Back To Basics
The New York City Board of Education just announced it will overhaul how it teaches reading. Educators concluded that current methods haven’t worked well for many students. With reading scores down after the pandemic and students from disadvantaged backgrounds falling further behind, the schools are embracing three evidence-based methods to make sure all students can read.
New York City isn’t alone in its renewed focus on whether students are actually learning what they need to know to thrive—similar efforts are happening across the country. I have to give educators credit for seeing it was time for a change and trying a new approach. In the business world, it’s routine to track the success of our efforts and fine-tune how we get things done if we’re not hitting the mark. It’s encouraging to see educators embracing that mindset, given how much the science of learning has evolved in the past decade.
As an employer, I pay close attention to what happens at every level of the education system because it determines just how strong our talent pipeline will be. At Marcum, we devote tremendous resources to finding promising future accountants. Unfortunately, only students who have mastered the basics in elementary school and middle school will be able to take the more advanced classes in high school that position them for an accounting major in college. Educational gaps take many potentially talented accountants out of the running long before they might ever get started.
Knowing basic math is an obvious prerequisite for an accounting career, but many people don’t realize reading is just as important in our field. A student with weak reading comprehension skills simply won’t be able to get through the academic requirements to become a CPA or, upon graduation, be able to pore over a new tax law passed in Washington or a new IRS policy and communicate the implications for our clients. Reading is also the foundation for clear written communication, which is essential in a people business like ours.

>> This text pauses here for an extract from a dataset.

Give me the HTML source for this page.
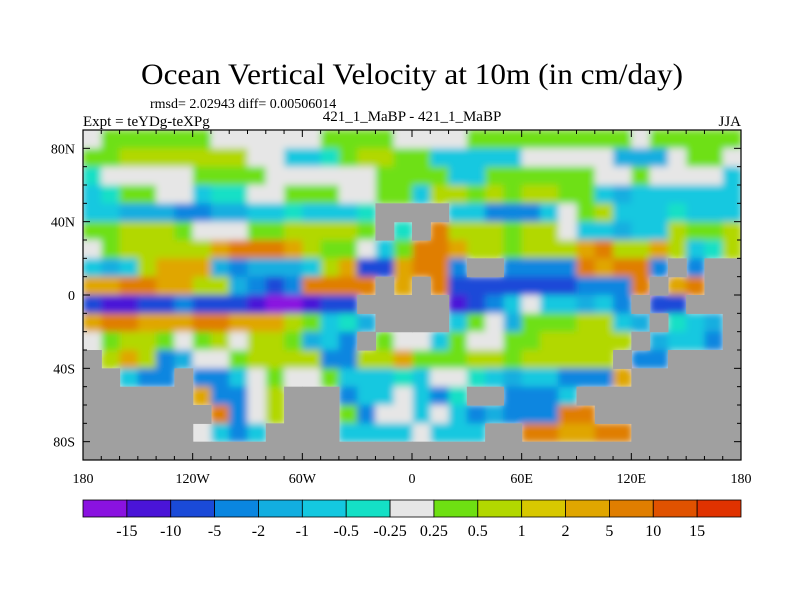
<!DOCTYPE html>
<html><head><meta charset="utf-8">
<style>
html,body{margin:0;padding:0;background:#fff;}
svg{display:block;font-family:"Liberation Serif",serif;}
</style></head>
<body>
<svg id="chart" width="800" height="600" viewBox="0 0 800 600" xmlns="http://www.w3.org/2000/svg">
<defs>
<filter id="soft" x="-5%" y="-5%" width="110%" height="110%"><feGaussianBlur stdDeviation="3.5"/></filter>
<clipPath id="plotclip"><rect x="83" y="130" width="658" height="330"/></clipPath>
</defs>
<text x="412" y="84" font-size="30" text-anchor="middle" textLength="542" lengthAdjust="spacingAndGlyphs">Ocean Vertical Velocity at 10m (in cm/day)</text>
<text x="150" y="108" font-size="14">rmsd= 2.02943 diff= 0.00506014</text>
<text x="83" y="126" font-size="15">Expt = teYDg-teXPg</text>
<text x="412" y="121" font-size="15" text-anchor="middle">421_1_MaBP - 421_1_MaBP</text>
<text x="741" y="126" font-size="15" text-anchor="end">JJA</text>
<g clip-path="url(#plotclip)">
<rect x="83" y="130" width="658" height="330" fill="#e6e6e6"/>
<g id="map" filter="url(#soft)"></g>
<g id="land"></g>
</g>
<g id="axes"></g>
<g id="cbar"></g>
</svg>
<script>
const levelColors = ["#8a12e0","#4a14d8","#1a4ad8","#0a86e0","#12aee0","#14c8e0","#14e0c6","#e6e6e6","#6ee012","#b2d800","#d8c800","#e0a600","#e07e00","#e05200","#e03200"];
const levelLabels = ["-15","-10","-5","-2","-1","-0.5","-0.25","0.25","0.5","1","2","5","10","15"];
const codeMap = {P:0,V:1,B:2,b:3,l:4,c:5,t:6,w:7,g:8,y:9,Y:10,o:11,O:12,r:13,R:14};
const landColor = "#a0a0a0";
// 10-degree cells, rows from 90N southward; left half 180W-0, right half 0-180E
const gridRowsWest = [
"wggggggwwwwwwggggw",
"ggyyyyyyywwcctgyyg",
"twwwwwggggwwwwwwgg",
"ctggwwcttwwgggwwgg",
"cclllbbllcctccct##",
"ggyyygwwwggyyyyg#t",
"wgyyyyyoOOOoyggwcg",
"clcyooolblllcyoBBo",
"ooOOooyylbBbOOOO#o",
"BVVBBbBBBVPPVBB###",
"oOOoooOOoooygctl##",
"wgyygwgywyyglcb#gw",
"#yoyblwwgyyyybbyyo",
"##cbb#bbcwgwwgccct",
"######obbwy###bccw",
"#######Obwy###gbww",
"######wcbc####cccc",
"##################"];
const gridRowsEast = [
"wwwgggggggggwggggg",
"gcccccwwwwwlllwggw",
"ggccggggggwwgwwwwc",
"cyygygyyggclcccccc",
"##ccbbbcwgyccctccc",
"#Oyyygyywcclccyggy",
"OOoyygyyyoOyyoyctyy",
"OOb##bbbbOoOOb#b##",
"#OBBBBBBBbbbO#oO##",
"##VBbcwcclcb#BB###",
"##cgwlgggyycl#tcl#",
"wcgwwggyyyyy#lccb#",
"gggyygyyyyy#bb####",
"cwwtclccbbbo######",
"cbt##bbbc#########",
"cwcblbbbOO########",
"wccc##OOooOO######",
"##################"];
const x0=83,x1=741,y0=130,y1=460;
const lonX = lon => x0 + (lon+180)/360*(x1-x0);
const latY = lat => y0 + (90-lat)/180*(y1-y0);
const NS="http://www.w3.org/2000/svg";
const map=document.getElementById('map');
const land=document.getElementById('land');
function addCell(lon,lat,ch){
  const r=document.createElementNS(NS,'rect');
  
  
  const xa=lonX(lon), xb=lonX(lon+10), ya=latY(lat), yb=latY(lat-10);
  r.setAttribute('x',xa.toFixed(2)); r.setAttribute('y',ya.toFixed(2));
  r.setAttribute('width',(xb-xa+0.6).toFixed(2)); r.setAttribute('height',(yb-ya+0.6).toFixed(2));
  if(ch==='#'){
    r.setAttribute('fill',landColor);
    land.appendChild(r);
  } else {
    r.setAttribute('fill',levelColors[codeMap[ch]]||levelColors[7]);
    map.appendChild(r);
  }
}
for(let i=0;i<18;i++){
  const w=(gridRowsWest[i]+"w".repeat(18)).slice(0,18);
  const e=(gridRowsEast[i]+"w".repeat(18)).slice(0,18);
  for(let j=0;j<18;j++){
    addCell(-180+j*10, 90-i*10, w[j]);
    addCell(j*10, 90-i*10, e[j]);
  }
}
const ax=document.getElementById('axes');
function line(x1_,y1_,x2_,y2_,name){
  const l=document.createElementNS(NS,'line');
  
  
  l.setAttribute('x1',x1_);l.setAttribute('y1',y1_);l.setAttribute('x2',x2_);l.setAttribute('y2',y2_);
  l.setAttribute('stroke','#000');l.setAttribute('stroke-width','1');
  ax.appendChild(l);
}
function text(x,y,s,anchor,name,size){
  const t=document.createElementNS(NS,'text');
  
  
  t.setAttribute('x',x);t.setAttribute('y',y);t.setAttribute('text-anchor',anchor);
  t.setAttribute('font-size',size);t.textContent=s;
  ax.appendChild(t);
}
const frame=document.createElementNS(NS,'rect');


frame.setAttribute('x',x0);frame.setAttribute('y',y0);frame.setAttribute('width',x1-x0);frame.setAttribute('height',y1-y0);
frame.setAttribute('fill','none');frame.setAttribute('stroke','#000');frame.setAttribute('stroke-width','1.2');
ax.appendChild(frame);
const xTickLabels=["180","120W","60W","0","60E","120E","180"];
for(let lon=-180;lon<=180;lon+=10){
  const x=lonX(lon), big=lon%60===0?7:4;
  line(x,y1,x,y1-big,'x-tick');line(x,y0,x,y0+big,'x-tick-top');
}
xTickLabels.forEach((s,i)=>text(lonX(-180+i*60),483,s,'middle','x-tick-label',14));
const yTickLabels=["80N","40N","0","40S","80S"];
for(let lat=-90;lat<=90;lat+=10){
  const y=latY(lat), big=lat%40===0&&Math.abs(lat)<=80?7:4;
  line(x0,y,x0+big,y,'y-tick');line(x1,y,x1-big,y,'y-tick-right');
}
yTickLabels.forEach((s,i)=>text(75,latY(80-i*40)+5,s,'end','y-tick-label',14));
const cb=document.getElementById('cbar');
const cbY=500,cbH=17,bw=(x1-x0)/levelColors.length;
levelColors.forEach((c,i)=>{
  const r=document.createElementNS(NS,'rect');
  
  
  r.setAttribute('x',x0+i*bw);r.setAttribute('y',cbY);r.setAttribute('width',bw);r.setAttribute('height',cbH);
  r.setAttribute('fill',c);r.setAttribute('stroke','#000');r.setAttribute('stroke-width','0.8');
  cb.appendChild(r);
});
levelLabels.forEach((s,i)=>{
  const t=document.createElementNS(NS,'text');
  
  
  t.setAttribute('x',x0+(i+1)*bw);t.setAttribute('y',536);t.setAttribute('text-anchor','middle');
  t.setAttribute('font-size','16');t.textContent=s;
  cb.appendChild(t);
});
</script>
</body></html>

I hope this new initiative will give more children the opportunity to enjoy the simple pleasures of taking a book out of the library and getting lost in a great story. Many children have spent far too much time on their screens in the past few years, and now, with the world opening up, it’s the perfect opportunity to introduce them to other activities.
The jury is still out on whether this new program will help more children learn to read, but it looks like a step in the right direction. A lot was lost educationally during the pandemic, but a lot can be gained if we learn from the data that is now coming in. My hope is that with initiatives like this going on across the U.S., the broad talent pool we’ve tapped into in the accounting profession will get even bigger in the future.